Since the early 2000s we have seen brokers go from offering single asset classes with B-book only risk management, through to multi-asset brokerage, A-book, and on to hybrid risk management strategies and business models.
These developments have taken place in response to changing trader demands and unforeseen market events. For example, in the 2010s traders began favouring STP and A-book business models. Then, the SNB black swan event highlighted the vulnerabilities of A-book only, forcing many brokers to explore other options.
This evolution has taken place against a backdrop of slow-moving incumbents, the growth of agile third parties, and a broker-side culture of using innovative workarounds to push legacy platforms to perform many roles that they were not originally intended for.
The Rise of Third-Parties
As the industry grew, the default risk management tools offered by platform providers came to be stretched to their limits.
These tools were eventually unable to handle the demands of growing client bases, multiple servers and a rapidly changing regulatory environment.
A cottage industry of third-party risk management tools and plugins emerged to serve this need, offering everything from relatively simple dealer plugins for swap and margin management, to bridges conferring STP functionality on platforms that weren’t created for that business model.
It became a game of cat and mouse between platform providers and third-party vendors. The agility of the latter allowed them to rapidly develop solutions that the legacy platforms lacked, while the former were then able to produce their own official versions of these solutions.
It revealed the precarious nature of relying on platforms pushed by third-party solutions beyond their original functionality and having entire segments of the industry depending on the situation being allowed to continue.
Parallel to the rise of third-party software solutions we also saw the rise of third-party risk management services.
These businesses allowed new entrants to the space to focus their energies on building their customer bases, while allowing risk management duties to be outsourced to them.
Another interesting development in the space saw a new breed of Fintech business emerging to fill the gap between the prime brokers and smaller startup brokerages.
These outfits popularised “prime-of-prime,” “boutique,” and “bespoke” liquidity provision services and risk management solutions.
With the capitalisation requirements of the prime brokers being way out of reach for many smaller brokerages, these new boutique providers empowered smaller businesses to access liquidity as well as a host of other business critical services.
Turnkey, end-to-end, brokerage-in-a-box solutions became all the rage. Every facet of a modern brokerage (or a pick ‘n’ mix selection of key components) could be purchased off-the-shelf, or customised to play nicely with a brokerage’s existing infrastructure.

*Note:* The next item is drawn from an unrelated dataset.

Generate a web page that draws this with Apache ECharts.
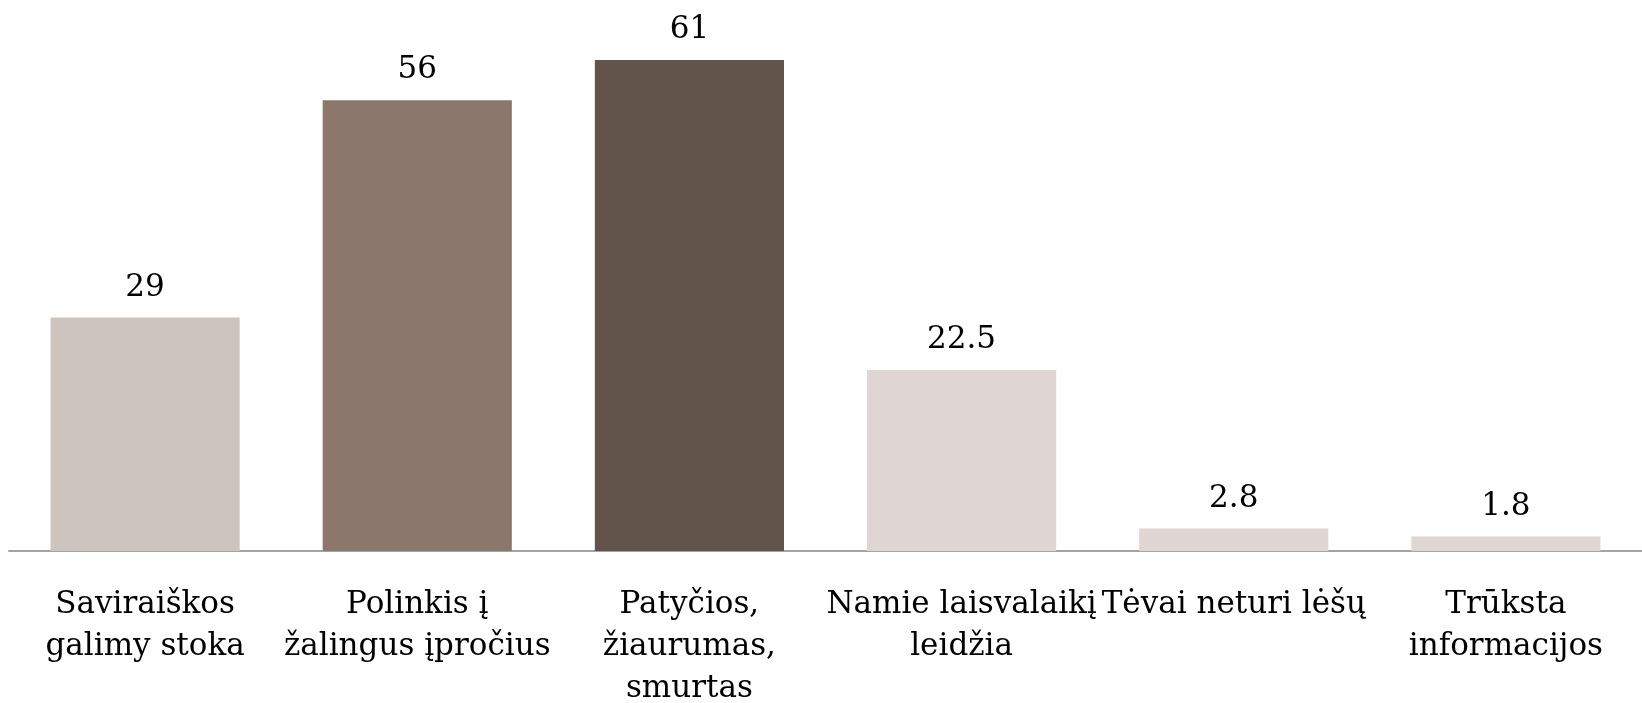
<!DOCTYPE html>
<html>
<head>
<meta charset="utf-8">
<script src="https://cdn.jsdelivr.net/npm/echarts@6/dist/echarts.min.js"></script>
<style>
html,body{margin:0;padding:0;background:#fff;}
#chart{width:1642px;height:703px;}
</style>
</head>
<body>
<div id="chart"></div>
<script>
const categories = [
  "Saviraiškos\ngalimy stoka",
  "Polinkis į\nžalingus įpročius",
  "Patyčios,\nžiaurumas,\nsmurtas",
  "Namie laisvalaikį\nleidžia",
  "Tėvai neturi lėšų",
  "Trūksta\ninformacijos"
];
const values = [29, 56, 61, 22.5, 2.8, 1.8];
const barColors = ["#CEC4BF", "#8B776C", "#62534B", "#DFD6D4", "#DFD6D4", "#DFD6D4"];

const chart = echarts.init(document.getElementById('chart'), null, {renderer: 'canvas'});
const font = 'DejaVu Serif';
chart.setOption({
  animation: false,
  backgroundColor: '#ffffff',
  grid: {left: 9, right: 0, top: 60, bottom: 152, containLabel: false, outerBoundsMode: 'none'},
  xAxis: {
    type: 'category',
    data: categories,
    axisLine: {show: true, lineStyle: {color: '#A3A3A3', width: 2}},
    axisTick: {show: false},
    axisLabel: {
      interval: 0,
      margin: 33,
      color: '#000000',
      fontFamily: font,
      fontSize: 31,
      lineHeight: 42,
      overflow: 'none'
    }
  },
  yAxis: {
    type: 'value',
    min: 0,
    max: 'dataMax',
    show: false,
    splitLine: {show: false}
  },
  series: [{
    type: 'bar',
    data: values.map((v, i) => ({value: v, itemStyle: {color: barColors[i]}})),
    barCategoryGap: '30.5%',
    label: {
      show: true,
      position: 'top',
      distance: 10,
      color: '#000000',
      fontFamily: font,
      fontSize: 31,
      lineHeight: 40
    }
  }]
});
</script>
</body>
</html>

However, while the trend allowed for many more entrants to the space, the third-party vendors were largely unable to disrupt the legacy platform providers.
The New Generation
We’re now entering a new phase of the industry, one where brokerages are starting to look beyond the usual suspects. This is partly because the industry’s client base is rapidly changing.

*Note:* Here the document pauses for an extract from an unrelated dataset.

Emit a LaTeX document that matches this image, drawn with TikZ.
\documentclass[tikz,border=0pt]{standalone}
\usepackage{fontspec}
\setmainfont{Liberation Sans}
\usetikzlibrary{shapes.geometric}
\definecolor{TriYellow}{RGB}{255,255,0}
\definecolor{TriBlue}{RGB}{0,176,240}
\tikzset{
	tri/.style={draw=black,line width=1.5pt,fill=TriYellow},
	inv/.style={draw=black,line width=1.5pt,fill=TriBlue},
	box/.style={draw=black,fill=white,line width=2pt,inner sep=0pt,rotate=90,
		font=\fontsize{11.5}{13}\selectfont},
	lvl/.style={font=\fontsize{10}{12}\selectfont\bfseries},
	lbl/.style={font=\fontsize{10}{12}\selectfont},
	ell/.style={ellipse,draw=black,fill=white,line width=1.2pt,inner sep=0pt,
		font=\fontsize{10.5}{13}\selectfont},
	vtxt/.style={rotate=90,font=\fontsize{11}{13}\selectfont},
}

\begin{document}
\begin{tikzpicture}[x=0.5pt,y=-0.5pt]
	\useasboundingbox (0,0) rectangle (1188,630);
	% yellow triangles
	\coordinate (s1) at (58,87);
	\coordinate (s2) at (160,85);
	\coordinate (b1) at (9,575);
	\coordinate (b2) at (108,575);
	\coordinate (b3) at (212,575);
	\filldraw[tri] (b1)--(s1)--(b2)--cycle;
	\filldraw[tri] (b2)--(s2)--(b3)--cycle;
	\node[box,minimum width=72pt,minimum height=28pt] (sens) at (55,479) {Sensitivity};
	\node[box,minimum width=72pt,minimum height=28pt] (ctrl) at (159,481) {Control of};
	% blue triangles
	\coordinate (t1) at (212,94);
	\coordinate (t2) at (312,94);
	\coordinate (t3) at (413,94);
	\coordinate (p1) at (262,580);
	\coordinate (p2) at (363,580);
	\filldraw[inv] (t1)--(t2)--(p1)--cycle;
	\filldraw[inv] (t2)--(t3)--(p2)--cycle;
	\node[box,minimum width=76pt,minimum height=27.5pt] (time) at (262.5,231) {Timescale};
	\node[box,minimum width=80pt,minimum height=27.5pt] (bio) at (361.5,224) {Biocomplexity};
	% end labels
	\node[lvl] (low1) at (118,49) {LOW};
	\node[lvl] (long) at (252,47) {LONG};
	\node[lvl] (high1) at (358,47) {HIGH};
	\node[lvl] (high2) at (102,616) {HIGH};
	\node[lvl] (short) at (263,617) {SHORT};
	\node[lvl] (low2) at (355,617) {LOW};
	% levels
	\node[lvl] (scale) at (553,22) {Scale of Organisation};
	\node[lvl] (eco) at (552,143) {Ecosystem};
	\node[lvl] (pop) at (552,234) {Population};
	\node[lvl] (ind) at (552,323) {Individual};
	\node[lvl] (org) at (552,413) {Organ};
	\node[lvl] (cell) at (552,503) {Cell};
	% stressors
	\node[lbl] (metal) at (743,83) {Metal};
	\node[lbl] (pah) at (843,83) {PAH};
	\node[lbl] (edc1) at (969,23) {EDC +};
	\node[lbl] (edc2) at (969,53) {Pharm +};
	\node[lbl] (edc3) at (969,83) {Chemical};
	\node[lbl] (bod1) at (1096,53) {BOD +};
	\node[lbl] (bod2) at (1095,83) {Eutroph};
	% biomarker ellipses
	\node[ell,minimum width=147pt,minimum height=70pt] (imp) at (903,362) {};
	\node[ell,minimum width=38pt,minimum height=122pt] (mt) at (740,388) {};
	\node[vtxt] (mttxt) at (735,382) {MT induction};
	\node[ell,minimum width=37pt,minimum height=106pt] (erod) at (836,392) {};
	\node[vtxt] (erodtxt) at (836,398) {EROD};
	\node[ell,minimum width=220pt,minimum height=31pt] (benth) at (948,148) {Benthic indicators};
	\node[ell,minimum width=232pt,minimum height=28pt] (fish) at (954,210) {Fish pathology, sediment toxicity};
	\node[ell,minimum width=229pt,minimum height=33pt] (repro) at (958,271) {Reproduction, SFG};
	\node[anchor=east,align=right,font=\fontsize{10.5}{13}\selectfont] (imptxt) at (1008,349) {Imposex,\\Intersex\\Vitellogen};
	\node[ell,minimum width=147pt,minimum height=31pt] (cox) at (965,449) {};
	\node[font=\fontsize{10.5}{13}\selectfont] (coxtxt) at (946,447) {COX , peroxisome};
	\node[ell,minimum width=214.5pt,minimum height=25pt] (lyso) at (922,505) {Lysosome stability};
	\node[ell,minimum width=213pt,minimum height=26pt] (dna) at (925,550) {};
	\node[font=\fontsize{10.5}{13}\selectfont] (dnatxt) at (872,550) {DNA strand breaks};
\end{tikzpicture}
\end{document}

Demographics are shifting away from Gen-X, which the industry was so heavily dependant upon in previous decades and towards millennial traders.
Aside from being a much larger group than their predecessors, they are also entering their prime spending years and now hold the largest spending power in history.
This leaves the industry ripe for a shake-up as far as what the new platforms of choice could be. It’s a very interesting time as we are seeing pressure for change building on both sides of the fence.
On the back end, brokerages now require much more in terms of the asset types, liquidity venues, processing bandwidth, risk management strategies, as well as the customisability of their reporting infrastructure in an ever-changing regulatory landscape.
On the front end, younger traders have vastly different requirements. What worked in the early 2000s cannot be patched-up, given a facelift and passed off today.
The legacy platforms of our industry do not have the same brand cachet for this new generation. They are the reason that UX development has been honed to a precise science over the past decade or so.
They are not desktop users. They are cloud-based consumers. App development cannot be an afterthought in attracting and retaining them.
They are also spoiled for choice and are quick to delete and move on when they find an interface wanting
Time for Change
The present moment provides an opportunity for brokerages to not only solve their risk management pain points, but to provide a user experience that new traders are increasingly demanding.
It’s time to resolve the perennial back- and front-end issues that the industry has been plagued with by moving to next-generation trading platforms.
Platforms that allow dealing staff to manage risk and order flow efficiently by segmenting traders on a per group, instrument, or even a client-by-client basis, using combinations of A, B and C-Book strategies that can be updated on the fly. All while offering a user experience that looks and feels like something that belongs to the 2020s.